"52" Week 17 - New England Forest Rally
Well, it finally happened. I went to a motorsports event and I took some pictures. I've been a racing fan for about five years now; in that time, I've largely enjoyed it via the comforts of my television, gaming seat, and a beer by my side. Well this time, I drove to Maine and stood mere meters from some beautiful racing machines being flogged by some seriously ballsy (read: skilled) drivers. Seeing as it was my first motorsports photography adventure, I kept maybe 130 shots of out 1,100. Even though I have plenty of room to improve, I completely enjoyed my time in upper (VERY UPPER) New England; shooting motorsports is something that I'll be doing a lot more of.
This rally began with Parc Exposé, as most rallies do. Simply put, the fans can wander around amidst the competitors' cars as they are prepped and primped for the big event. The cars are cleaned and polished as much as possible, since they'll be covered in rocks, dirt and grass for the next few days. The invading scent of gear oil hung in the air as cars were started, revved, and spot-checked before everyone headed out to Stage 1, and the beginning of Day 1 in earnest.
Rally: Day one
It's very hard to describe how much I missed the smell of burnt 100+ octane race fuel. Once the first car blasted past on Stage 1, the moment bordered on enlightenment; this is the environment in which I belong.
Then the dust hit. After every car went by.
One of our guides remarked very candidly that it was, "the worst dust [I've] experienced in forty years of rallying". Although I take statements like this very cautiously, I believed them. At times, the dust was a nuisance, and at other times, it induced hideous bouts of coughing which only water (read: beer) and a quick walk towards the woods would fix.
The kicker? I still enjoyed the hell out of it. The likes of David Higgins, Ken Block and David Yeoman were hurling dried earth at me via their fire-spitting rally machines.

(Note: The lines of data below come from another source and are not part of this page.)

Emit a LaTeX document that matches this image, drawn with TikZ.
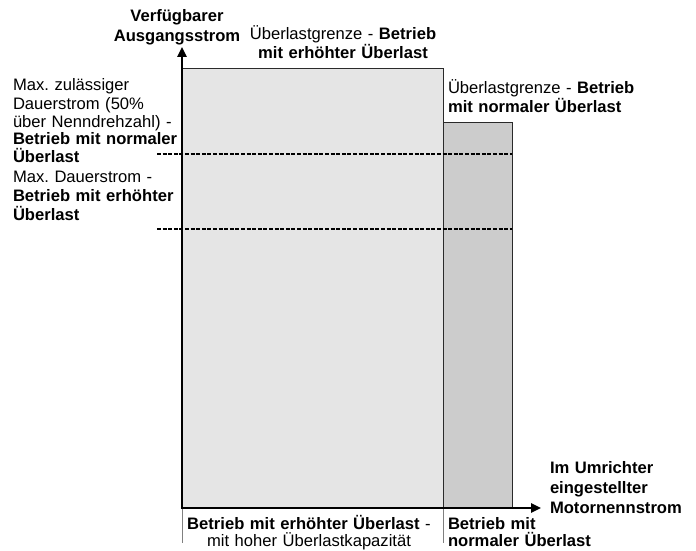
\documentclass[tikz,border=0pt]{standalone}
\usepackage{fontspec}
\setmainfont{Liberation Sans}
\usetikzlibrary{arrows.meta}
\definecolor{lightfill}{HTML}{E5E5E5}
\definecolor{darkfill}{HTML}{CCCCCC}
\definecolor{edgegrey}{HTML}{2A2A2A}
\definecolor{tickgrey}{HTML}{808080}
\frenchspacing
\begin{document}
\begin{tikzpicture}[x=1pt,y=-1pt,
  lbl/.style={inner sep=0pt, outer sep=0pt, font=\fontsize{16.6}{19}\selectfont},
  lblL/.style={lbl, anchor=base west, align=left},
  lblC/.style={lbl, anchor=base, align=center},
  area/.style={draw=edgegrey, line width=0.9pt},
  axis/.style={line width=2.4pt, -{Triangle[length=10pt,width=9pt]}},
  limitline/.style={line width=1.3pt, dash pattern=on 4pt off 1.6pt},
  sep/.style={draw=tickgrey, line width=0.9pt}]
\useasboundingbox (0,0) rectangle (696,551);
\fill[white] (0,0) rectangle (696,551);

% areas
\filldraw[area, fill=lightfill] (182,68) rectangle (443,508);
\filldraw[area, fill=darkfill] (443,122) rectangle (512,508);

% limit lines
\coordinate (l1a) at (157,154); \coordinate (l1b) at (512,154);
\coordinate (l2a) at (157,229); \coordinate (l2b) at (512,229);
\draw[limitline] (l1a) -- (l1b);
\draw[limitline] (l2a) -- (l2b);

% separators below axis
\coordinate (s1a) at (182,508); \coordinate (s1b) at (182,543);
\coordinate (s2a) at (443,508); \coordinate (s2b) at (443,543);
\draw[sep] (s1a) -- (s1b);
\draw[sep] (s2a) -- (s2b);

% axes
\coordinate (O) at (182,508);
\coordinate (ytip) at (182,47);
\coordinate (xtip) at (541,508);
\draw[axis] (O) -- (ytip);
\draw[axis] ([xshift=-1.2pt]O) -- (xtip);

% labels
\node[lblC, text width=150pt, font=\fontsize{16.6}{19.5}\selectfont\bfseries] (ylab) at (177,22)
  {Verfügbarer\\Ausgangsstrom};
\node[lblC, text width=210pt] (toplim) at (343,40)
  {Überlastgrenze - \textbf{Betrieb}\\\textbf{mit erhöhter Überlast}};
\node[lblL, text width=220pt] (rightlim) at (448,93)
  {Überlastgrenze - \textbf{Betrieb}\\\textbf{mit normaler Überlast}};
\node[lblL, text width=175pt, font=\fontsize{16.6}{18}\selectfont] (maxcont) at (13,91)
  {Max. zulässiger\\Dauerstrom (50\%\\über Nenndrehzahl) -\\\textbf{Betrieb mit normaler}\\\textbf{Überlast}};
\node[lblL, text width=175pt] (maxdauer) at (13,182)
  {Max. Dauerstrom -\\\textbf{Betrieb mit erhöhter}\\\textbf{Überlast}};
\node[lblL, text width=150pt, font=\fontsize{16.6}{20}\selectfont\bfseries] (xlab) at (550,473)
  {Im Umrichter\\eingestellter\\Motornennstrom};
\node[lblC, text width=260pt, font=\fontsize{16.6}{17.5}\selectfont] (hdlab) at (309,529)
  {\textbf{Betrieb mit erhöhter Überlast} -\\mit hoher Überlastkapazität};
\node[lblL, text width=160pt, font=\fontsize{16.6}{17.5}\selectfont\bfseries] (ndlab) at (448,529)
  {Betrieb mit\\normaler Überlast};
\end{tikzpicture}
\end{document}
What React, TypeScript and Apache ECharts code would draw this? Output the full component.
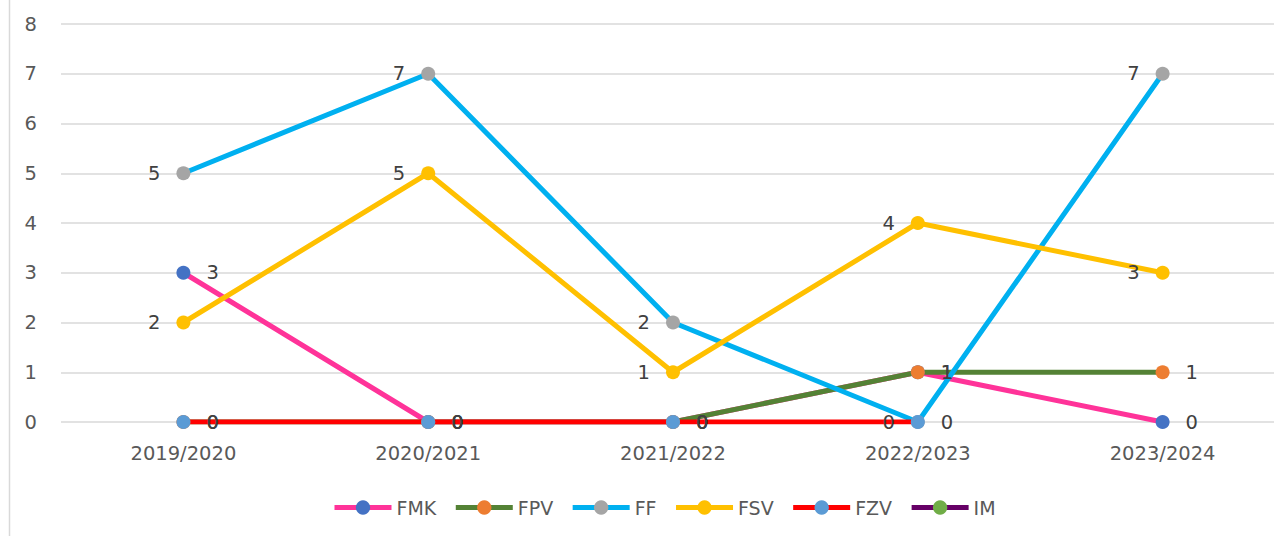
import React, { useEffect, useRef } from "react";
import * as echarts from "echarts";

const categories = ["2019/2020", "2020/2021", "2021/2022", "2022/2023", "2023/2024"];
const fmk = [3, 0, 0, 1, 0];
const fpv = [0, 0, 0, 1, 1];
const ff = [5, 7, 2, 0, 7];
const fsv = [2, 5, 1, 4, 3];
const fzv = [0, 0, 0, 0, null];
const im: (number | null)[] = [null, null, null, null, null];

const FONT = "DejaVu Sans";

export default function App() {
  const ref = useRef<HTMLDivElement>(null);
  useEffect(() => {
    if (!ref.current) return;
    const chart = echarts.init(ref.current, null, { renderer: "svg" });
    const mk = (name: string, data: (number | null)[], line: string, marker: string, pos: string) => ({
      name,
      type: "line",
      data,
      symbol: "circle",
      symbolSize: 14,
      showAllSymbol: true,
      lineStyle: { color: line, width: 5 },
      itemStyle: { color: marker },
      label: {
        show: true,
        position: pos,
        distance: 16,
        color: "#404040",
        fontFamily: FONT,
        fontSize: 19.5,
      },
      emphasis: { disabled: true },
    });
    chart.setOption({
      animation: false,
      grid: { left: 61, right: 0, top: 24, bottom: 114, containLabel: false },
      graphic: [
        {
          type: "line",
          shape: { x1: 9.5, y1: 0, x2: 9.5, y2: 536 },
          style: { stroke: "#d9d9d9", lineWidth: 1.5 },
        },
      ],
      xAxis: {
        type: "category",
        data: categories,
        boundaryGap: true,
        axisLine: { show: false },
        axisTick: { show: false },
        axisLabel: { color: "#595959", fontFamily: FONT, fontSize: 19.5, margin: 21 },
        splitLine: { show: false },
      },
      yAxis: {
        type: "value",
        min: 0,
        max: 8,
        interval: 1,
        axisLine: { show: false },
        axisTick: { show: false },
        axisLabel: { color: "#595959", fontFamily: FONT, fontSize: 19.5, margin: 24 },
        splitLine: { lineStyle: { color: "#d9d9d9", width: 1.5 } },
      },
      legend: {
        left: 332,
        top: 498,
        padding: 0,
        itemWidth: 57,
        itemHeight: 18,
        itemGap: 17,
        lineStyle: { width: 5 },
        textStyle: { color: "#595959", fontFamily: FONT, fontSize: 19 },
        data: ["FMK", "FPV", "FF", "FSV", "FZV", "IM"],
      },
      series: [
        mk("FMK", fmk, "#FF3399", "#4472C4", "right"),
        mk("FPV", fpv, "#548235", "#ED7D31", "right"),
        mk("FF", ff, "#00B0F0", "#A5A5A5", "left"),
        mk("FSV", fsv, "#FFC000", "#FFC000", "left"),
        mk("FZV", fzv, "#FF0000", "#5B9BD5", "right"),
        mk("IM", im, "#660066", "#70AD47", "right"),
      ],
    });
    return () => chart.dispose();
  }, []);
  return (
    <div style={{ position: "absolute", left: 0, top: 0, width: 1274, height: 536, overflow: "hidden", background: "#fff" }}>
      <div ref={ref} style={{ width: 1285, height: 536 }} />
    </div>
  );
}
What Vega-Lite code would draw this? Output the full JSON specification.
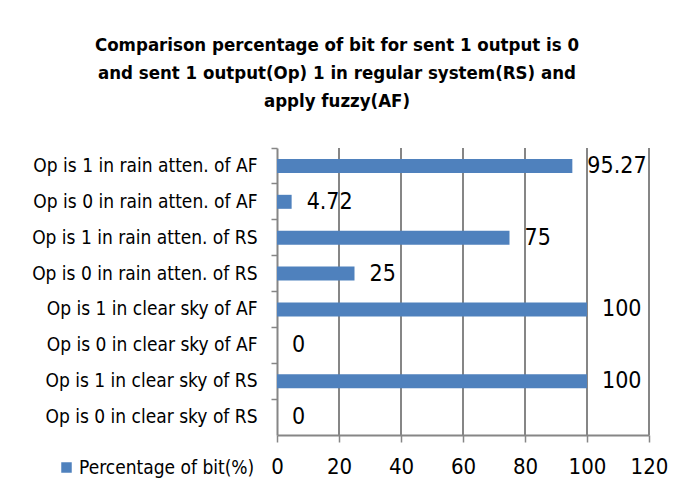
{
  "$schema": "https://vega.github.io/schema/vega-lite/v6.json",
  "autosize": "none",
  "width": 372,
  "height": 287,
  "padding": {"left": 277, "top": 148, "right": 40, "bottom": 67},
  "background": "white",
  "config": {
    "font": "DejaVu Sans Condensed",
    "view": {"stroke": null, "fill": null}
  },
  "title": {
    "text": ["Comparison percentage of bit for sent 1 output is 0", "and sent 1 output(Op) 1 in regular system(RS) and", "apply fuzzy(AF)"],
    "font": "DejaVu Sans Condensed",
    "fontSize": 18.5,
    "fontWeight": "bold",
    "color": "#000000",
    "lineHeight": 28,
    "anchor": "middle",
    "frame": "group",
    "dx": -126,
    "offset": 37
  },
  "datasets": {
    "bars": [
      {"category": "Op is 1 in rain atten. of AF", "value": 95.27, "label": "95.27", "series": "Percentage of bit(%)"},
      {"category": "Op is 0 in rain atten. of AF", "value": 4.72, "label": "4.72", "series": "Percentage of bit(%)"},
      {"category": "Op is 1 in rain atten. of RS", "value": 75, "label": "75", "series": "Percentage of bit(%)"},
      {"category": "Op is 0 in rain atten. of RS", "value": 25, "label": "25", "series": "Percentage of bit(%)"},
      {"category": "Op is 1 in clear sky of AF", "value": 100, "label": "100", "series": "Percentage of bit(%)"},
      {"category": "Op is 0 in clear sky of AF", "value": 0, "label": "0", "series": "Percentage of bit(%)"},
      {"category": "Op is 1 in clear sky of RS", "value": 100, "label": "100", "series": "Percentage of bit(%)"},
      {"category": "Op is 0 in clear sky of RS", "value": 0, "label": "0", "series": "Percentage of bit(%)"}
    ],
    "gridlines": [
      {"value": 20}, {"value": 40}, {"value": 60}, {"value": 80}, {"value": 100}, {"value": 120}
    ]
  },
  "layer": [
    {
      "data": {"name": "gridlines"},
      "mark": {"type": "rule", "color": "#868686", "strokeWidth": 2},
      "encoding": {
        "x": {"field": "value", "type": "quantitative"}
      }
    },
    {
      "data": {"name": "bars"},
      "mark": {"type": "bar", "height": 14, "color": "#4F81BD"},
      "encoding": {
        "y": {
          "field": "category",
          "type": "nominal",
          "sort": null,
          "scale": {"paddingInner": 0, "paddingOuter": 0},
          "axis": {
            "title": null,
            "bandPosition": 0,
            "labelFontSize": 19,
            "labelColor": "#000000",
            "labelPadding": 14,
            "tickSize": 6,
            "tickWidth": 1.5,
            "tickColor": "#868686",
            "domainColor": "#868686",
            "domainWidth": 2,
            "grid": false,
            "labelLimit": 300
          }
        },
        "x": {
          "field": "value",
          "type": "quantitative",
          "scale": {"domain": [0, 120], "nice": false},
          "axis": {
            "title": null,
            "tickCount": 6,
            "labelOverlap": false,
            "labelFlush": false,
            "labelFontSize": 22,
            "labelColor": "#000000",
            "labelPadding": 14,
            "tickSize": 7,
            "tickWidth": 1.5,
            "tickColor": "#868686",
            "domainColor": "#868686",
            "domainWidth": 2,
            "grid": false
          }
        },
        "color": {
          "field": "series",
          "type": "nominal",
          "scale": {"range": ["#4F81BD"]},
          "legend": {
            "title": null,
            "orient": "none",
            "legendX": -220,
            "legendY": 310,
            "symbolType": "square",
            "symbolSize": 110,
            "symbolStrokeWidth": 0,
            "labelFontSize": 19,
            "labelColor": "#000000",
            "labelOffset": 3,
            "labelLimit": 300
          }
        }
      }
    },
    {
      "data": {"name": "bars"},
      "mark": {"type": "text", "align": "left", "baseline": "middle", "dx": 15, "fontSize": 23, "color": "#000000"},
      "encoding": {
        "y": {"field": "category", "type": "nominal", "sort": null},
        "x": {"field": "value", "type": "quantitative"},
        "text": {"field": "label"}
      }
    }
  ]
}
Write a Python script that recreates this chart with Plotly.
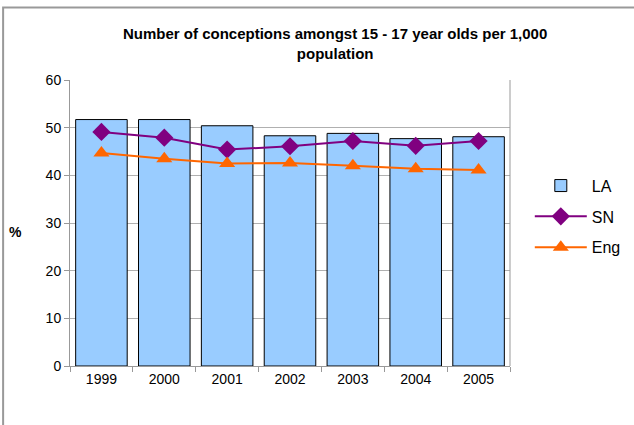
import plotly.graph_objects as go

years = ["1999", "2000", "2001", "2002", "2003", "2004", "2005"]
la = [51.7, 51.7, 50.4, 48.3, 48.8, 47.7, 48.1]
sn = [49.1, 47.9, 45.4, 46.1, 47.2, 46.2, 47.2]
eng = [44.7, 43.5, 42.5, 42.6, 42.0, 41.4, 41.1]

title_text = "<b>Number of conceptions amongst 15 - 17 year olds per 1,000<br>population</b>"

fig = go.Figure()
fig.add_trace(go.Bar(x=years, y=la, name="LA", legendgroup="a",
                     marker=dict(color="#99CCFF", line=dict(color="black", width=1))))
fig.add_trace(go.Scatter(x=years, y=sn, name="SN", legendgroup="b", mode="lines+markers",
                         line=dict(color="#800080", width=2),
                         marker=dict(symbol="diamond", size=14, color="#800080")))
fig.add_trace(go.Scatter(x=years, y=eng, name="Eng", legendgroup="c", mode="lines+markers",
                         line=dict(color="#FF6600", width=2),
                         marker=dict(symbol="triangle-up", size=14, color="#FF6600")))

fig.update_layout(
    width=634, height=425,
    margin=dict(l=70, r=124, t=80, b=59, autoexpand=False),
    paper_bgcolor="white", plot_bgcolor="white",
    font=dict(family="Liberation Sans, Arial, sans-serif", size=14, color="black"),
    bargap=0.18,
    showlegend=True,
    legend=dict(x=1.045, y=0.69, xanchor="left", yanchor="top", traceorder="grouped",
                tracegroupgap=7, itemwidth=52,
                font=dict(size=16, family="Liberation Sans, Arial, sans-serif")),
    xaxis=dict(showline=True, linecolor="#999999", ticks="outside", tickson="boundaries",
               tickcolor="#999999", ticklen=5, showgrid=False, mirror=False,
               tickfont=dict(size=14), automargin=False),
    yaxis=dict(range=[0, 60], dtick=10, showgrid=True, gridcolor="#B0B0B0", gridwidth=1,
               showline=True, linecolor="#999999", ticks="outside", tickcolor="#999999",
               ticklen=5, zeroline=False, tickfont=dict(size=14), automargin=False),
    annotations=[
        dict(text=title_text, xref="paper", yref="paper", x=0.602, y=1.129,
             xanchor="center", yanchor="middle", showarrow=False, font=dict(size=15)),
        dict(text="<b>%</b>", xref="paper", yref="paper", x=-0.125, y=0.469,
             xanchor="center", yanchor="middle", showarrow=False, font=dict(size=14)),
    ],
    shapes=[
        dict(type="line", xref="paper", yref="paper", x0=1, x1=1, y0=0, y1=1,
             line=dict(color="#999999", width=1)),
        dict(type="rect", xref="paper", yref="paper", x0=-0.152, x1=1.4, y0=-0.4, y1=1.2535,
             line=dict(color="#999999", width=2)),
    ],
)

fig.write_html("out.html", config={"displayModeBar": False},
               post_script="document.body.style.margin='0';")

Somehow, despite the camera gear and clothes matted with dust, I derived some sort of thoracic masochism from all of this.
And that, apparently, is rally racing.
Rally: Day two
Day two began with a merciful, wonderful bout of New England rain. The downpour completely drenched the entire 30 mile radius in which the day's stages were run. Thankfully, that kept dust to a minimum, and the rain petered out mere minutes before the first stage. Rocks were a slight hazard, so I opened my stadium umbrella and laid it on the ground in front of me so that road stones wouldn't meet my stones.
It should be noted that we only saw six stages of the thirteen that occurred. Only a handful are actually open to the public, and published on a map; apparently, some of them are hazardous enough to be redacted from the list. I'm not sure I'm convinced of that entirely. Either way, we saw nearly half of the rally, which is more than what most people see. I must extend my sincere gratitude to the VIP Program for the rally this year, which supplied us VIP'ers with food, beer, and comfortable travel to and from each stage. If you'd like to see this for yourself, it's a great way to start!
The rally concluded with the predicted winner, well, winning. David Higgins swept the stages, with internet Gymkhana sensation and Reliant Robin-flipper Ken Block finishing 2nd (largely in part due to a disagreement with a rock wall, in which the rock wall won). Just after the last stage, this guy rolled up:
He asked where the "damaged spectator car" was. We had no clue, until leaving: a fan's Dodge Ram had its windows blown out by flying rocks from a rally car.
As such, spectating or driving a rally is risky. Motorsport as a whole is risky. By nature, I'm hesitant and cautious, which aren't two qualities that risk-takers normally have in spades. However, smelling the race gas, getting caught in machine-made dust storms, and standing mere feet from barely-controlled rally cars has taught me something: it's time to start taking more risks.
It's nice to be comfortable and safe, but it's fun to be near - or in - a motorsports event. So where am I headed with this rambling post about dust and cars? I'm not entirely sure myself. All I know is that I want to either A) keep photographing these incredible drivers doing their job, or B) join in on the fun myself.
At least with option B, I won't need to keep inhaling dust. Not that option A is without its charm.
This post is dedicated to Jules Bianchi, a Formula 1 driver who sadly lost his life after laying comatose following a hideous crash this past October. His car was #17, and this is Week 17 of my 52 Project. Godspeed, Jules.